Retype only what runs from the beginning of the data through the line with "W, H = 1092, 794"; please omit the pictures and keep every line exact.
════════════════════
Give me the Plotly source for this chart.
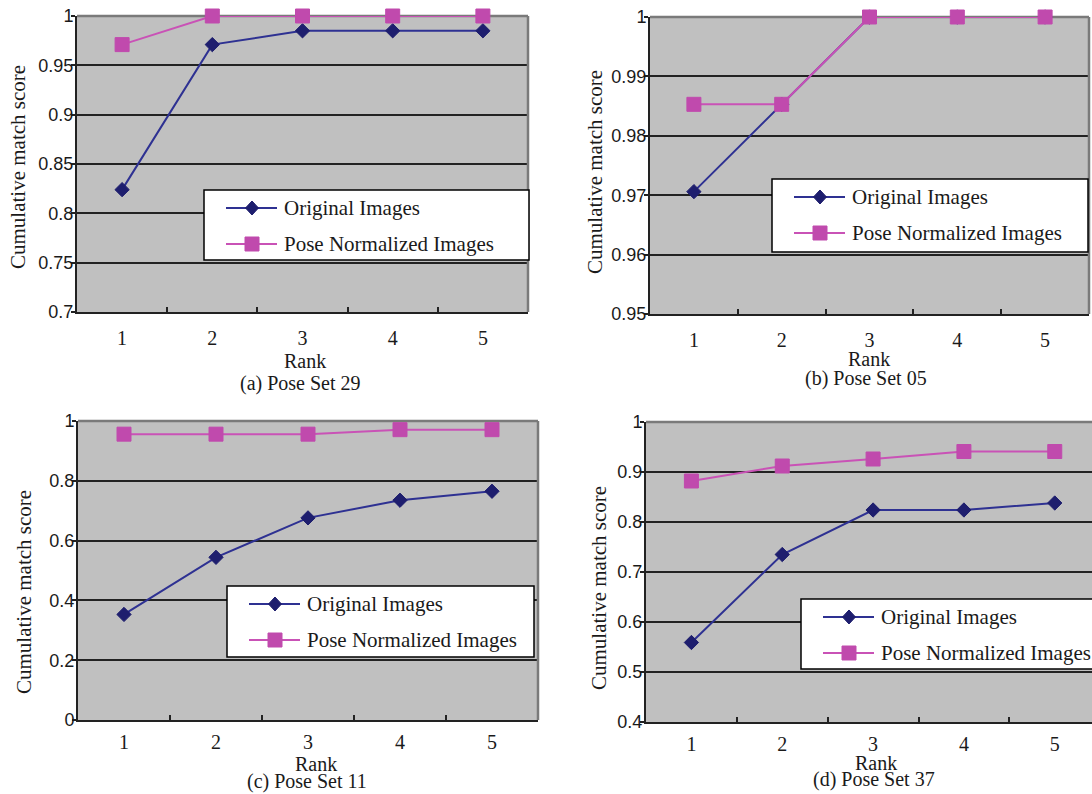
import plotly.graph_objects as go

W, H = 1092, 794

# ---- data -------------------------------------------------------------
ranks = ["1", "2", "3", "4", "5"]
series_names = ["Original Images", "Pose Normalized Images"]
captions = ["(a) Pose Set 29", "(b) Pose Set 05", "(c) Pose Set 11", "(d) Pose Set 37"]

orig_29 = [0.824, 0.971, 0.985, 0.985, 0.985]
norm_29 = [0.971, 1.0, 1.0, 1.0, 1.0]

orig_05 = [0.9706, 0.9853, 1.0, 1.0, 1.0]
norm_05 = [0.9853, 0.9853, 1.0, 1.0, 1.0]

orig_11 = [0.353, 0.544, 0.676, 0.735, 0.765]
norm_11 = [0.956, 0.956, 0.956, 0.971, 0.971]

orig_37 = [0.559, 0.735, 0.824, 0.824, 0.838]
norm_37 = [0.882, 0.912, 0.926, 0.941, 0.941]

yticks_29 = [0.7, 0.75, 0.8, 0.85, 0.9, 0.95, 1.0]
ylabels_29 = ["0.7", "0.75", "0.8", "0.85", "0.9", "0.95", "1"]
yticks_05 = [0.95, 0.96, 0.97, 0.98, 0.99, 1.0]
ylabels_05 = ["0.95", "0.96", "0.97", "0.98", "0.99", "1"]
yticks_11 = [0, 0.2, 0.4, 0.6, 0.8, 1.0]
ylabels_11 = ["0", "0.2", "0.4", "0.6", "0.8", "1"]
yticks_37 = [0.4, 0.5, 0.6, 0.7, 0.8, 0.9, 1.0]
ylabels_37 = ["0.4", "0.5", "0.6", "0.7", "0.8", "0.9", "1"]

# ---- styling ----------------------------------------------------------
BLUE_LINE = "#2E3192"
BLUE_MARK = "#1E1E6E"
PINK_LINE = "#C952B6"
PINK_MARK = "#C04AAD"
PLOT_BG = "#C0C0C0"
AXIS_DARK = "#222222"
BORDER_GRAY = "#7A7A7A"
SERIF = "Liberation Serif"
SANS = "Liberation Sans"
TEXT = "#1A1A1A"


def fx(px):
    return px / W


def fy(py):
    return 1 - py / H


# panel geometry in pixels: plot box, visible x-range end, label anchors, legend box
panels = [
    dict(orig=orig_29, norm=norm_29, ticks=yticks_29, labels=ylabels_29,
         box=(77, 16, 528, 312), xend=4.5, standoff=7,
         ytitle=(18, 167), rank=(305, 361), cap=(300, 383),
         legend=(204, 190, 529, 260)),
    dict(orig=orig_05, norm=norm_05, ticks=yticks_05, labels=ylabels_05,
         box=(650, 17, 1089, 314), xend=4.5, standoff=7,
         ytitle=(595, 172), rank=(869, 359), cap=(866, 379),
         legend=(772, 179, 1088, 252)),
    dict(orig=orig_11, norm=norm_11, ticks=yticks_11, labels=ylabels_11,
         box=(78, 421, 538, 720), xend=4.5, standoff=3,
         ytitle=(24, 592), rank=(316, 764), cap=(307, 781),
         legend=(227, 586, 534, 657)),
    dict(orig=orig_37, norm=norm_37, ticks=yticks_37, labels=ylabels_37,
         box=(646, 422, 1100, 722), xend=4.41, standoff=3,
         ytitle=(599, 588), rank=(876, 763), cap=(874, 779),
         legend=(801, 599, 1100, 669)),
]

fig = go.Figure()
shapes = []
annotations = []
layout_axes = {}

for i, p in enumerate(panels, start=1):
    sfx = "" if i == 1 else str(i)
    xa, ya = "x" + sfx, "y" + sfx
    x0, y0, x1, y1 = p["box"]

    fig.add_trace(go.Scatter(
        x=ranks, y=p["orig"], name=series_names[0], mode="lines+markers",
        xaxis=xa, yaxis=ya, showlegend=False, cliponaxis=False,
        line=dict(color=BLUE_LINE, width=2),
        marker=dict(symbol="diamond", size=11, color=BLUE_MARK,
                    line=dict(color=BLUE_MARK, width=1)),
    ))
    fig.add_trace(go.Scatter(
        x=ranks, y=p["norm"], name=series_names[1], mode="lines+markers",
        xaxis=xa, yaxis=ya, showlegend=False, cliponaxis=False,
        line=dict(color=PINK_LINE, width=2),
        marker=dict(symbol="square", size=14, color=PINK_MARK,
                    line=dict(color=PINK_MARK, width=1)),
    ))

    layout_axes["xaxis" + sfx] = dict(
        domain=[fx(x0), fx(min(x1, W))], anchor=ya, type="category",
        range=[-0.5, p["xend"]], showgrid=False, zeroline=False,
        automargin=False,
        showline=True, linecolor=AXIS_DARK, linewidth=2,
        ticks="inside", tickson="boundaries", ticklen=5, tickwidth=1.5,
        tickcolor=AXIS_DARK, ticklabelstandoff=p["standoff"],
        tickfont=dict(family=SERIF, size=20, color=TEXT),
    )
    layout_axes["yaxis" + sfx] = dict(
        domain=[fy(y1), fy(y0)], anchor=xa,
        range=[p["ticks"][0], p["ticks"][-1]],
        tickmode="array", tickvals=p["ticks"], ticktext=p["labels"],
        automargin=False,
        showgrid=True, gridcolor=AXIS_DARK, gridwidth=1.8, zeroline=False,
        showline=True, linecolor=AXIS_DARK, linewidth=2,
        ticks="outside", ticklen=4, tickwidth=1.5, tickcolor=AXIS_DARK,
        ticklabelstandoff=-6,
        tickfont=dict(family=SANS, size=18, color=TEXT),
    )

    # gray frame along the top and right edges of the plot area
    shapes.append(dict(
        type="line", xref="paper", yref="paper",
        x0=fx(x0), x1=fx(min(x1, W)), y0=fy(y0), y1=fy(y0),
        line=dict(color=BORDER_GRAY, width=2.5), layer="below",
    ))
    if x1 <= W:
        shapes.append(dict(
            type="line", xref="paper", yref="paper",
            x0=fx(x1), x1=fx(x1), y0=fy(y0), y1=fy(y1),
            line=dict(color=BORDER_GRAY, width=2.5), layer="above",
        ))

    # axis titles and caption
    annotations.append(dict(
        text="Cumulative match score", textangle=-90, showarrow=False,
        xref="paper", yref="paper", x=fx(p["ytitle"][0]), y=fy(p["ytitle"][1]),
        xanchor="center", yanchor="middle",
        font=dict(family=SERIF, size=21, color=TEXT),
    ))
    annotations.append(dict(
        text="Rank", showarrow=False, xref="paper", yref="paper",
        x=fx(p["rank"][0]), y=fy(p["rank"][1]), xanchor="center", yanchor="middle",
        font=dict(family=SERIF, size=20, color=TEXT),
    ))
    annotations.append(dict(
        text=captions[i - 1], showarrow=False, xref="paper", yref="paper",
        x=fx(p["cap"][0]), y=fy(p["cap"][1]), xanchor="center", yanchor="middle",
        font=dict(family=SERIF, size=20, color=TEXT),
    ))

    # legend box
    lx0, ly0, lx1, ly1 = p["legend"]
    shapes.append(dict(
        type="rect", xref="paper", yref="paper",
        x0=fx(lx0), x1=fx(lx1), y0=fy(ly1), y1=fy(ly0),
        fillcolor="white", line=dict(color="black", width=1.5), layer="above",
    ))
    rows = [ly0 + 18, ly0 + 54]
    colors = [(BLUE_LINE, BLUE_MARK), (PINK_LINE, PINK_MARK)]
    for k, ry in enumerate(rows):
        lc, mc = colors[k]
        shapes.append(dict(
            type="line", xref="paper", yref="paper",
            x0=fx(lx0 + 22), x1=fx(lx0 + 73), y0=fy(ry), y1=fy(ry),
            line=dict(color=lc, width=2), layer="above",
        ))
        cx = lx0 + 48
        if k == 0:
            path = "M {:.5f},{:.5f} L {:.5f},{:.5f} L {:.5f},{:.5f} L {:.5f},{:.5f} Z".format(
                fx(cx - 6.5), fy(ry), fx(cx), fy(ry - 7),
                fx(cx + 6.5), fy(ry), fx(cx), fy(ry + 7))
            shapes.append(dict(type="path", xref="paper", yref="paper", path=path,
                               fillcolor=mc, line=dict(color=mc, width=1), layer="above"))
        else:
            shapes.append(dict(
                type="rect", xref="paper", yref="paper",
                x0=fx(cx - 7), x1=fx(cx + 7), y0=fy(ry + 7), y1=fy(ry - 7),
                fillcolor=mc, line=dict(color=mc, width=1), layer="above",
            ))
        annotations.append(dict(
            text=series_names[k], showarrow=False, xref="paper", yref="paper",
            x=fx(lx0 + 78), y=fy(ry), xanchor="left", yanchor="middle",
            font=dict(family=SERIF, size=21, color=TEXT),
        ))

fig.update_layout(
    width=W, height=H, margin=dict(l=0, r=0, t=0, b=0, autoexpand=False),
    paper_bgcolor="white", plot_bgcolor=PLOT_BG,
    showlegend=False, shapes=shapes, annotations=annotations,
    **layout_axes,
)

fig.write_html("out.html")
════════════════════
ANSWER TO THIS PROBLEM:
Give me the Plotly source for this chart.
import plotly.graph_objects as go

W, H = 1092, 794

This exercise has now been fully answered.